Jimmy Yancey (1894-1951) was a Chicago man with barrelhouse Blues in his blood. He established the Boogie Woogie style with that motoring repeated left hand figure.
Duke Ellington (1899-1974) was a Harlem piano man but his band was his instrument.
Earl Hines (1903-83) played with Louis on the Hot 5 and led a big swing band. He was the father of Modern Jazz piano and 'trumpet' style.
Thomas 'Fats' Waller (1904-43) was unique, the Honorary Mayor of Harlem. James P was his mentor. Fats wrote 400 songs. A great friend of Spencer Williams.
Meade Lux Lewis (1905-64) was a protegé of Yancey and famous for his rollickin' 'Honky Tonk Train Blues' 1927. His mates were Albert Ammons and Pete Johnson ... what a trio!

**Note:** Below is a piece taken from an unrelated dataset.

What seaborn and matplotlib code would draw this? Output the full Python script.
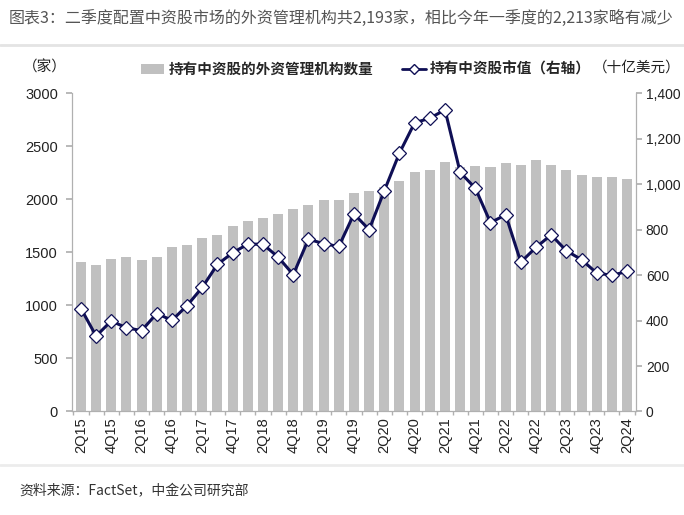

Art Tatum (1909-56) hit town in 1932 and 'God was in the house' at 'Morgans'.
Teddy Wilson (1912-86) joined Goodman and inspired George Shearing.
Thelonius Monk (1917-82) was a very logical eccentric, steeped in stride, Ellington and the blues, playing all his own music in a masterful percussive style ...
Monk was widely regarded as one of the most important composers in jazz, as well as being a highly original pianist. His playing was more sparse than most of his contemporaries.
George Shearing (1919-2011), Errol Garner (1921-77) and Oscar Peterson (1925-2007) were a sub-group of modern pianists who started as 'swing' players, influenced by Hines, Wilson and inevitably Tatum.
Bud Powell (1924-66) was the leading Bebop pianist.
Bill Evans learned from Powell and contributed to 'Kind of Blue'.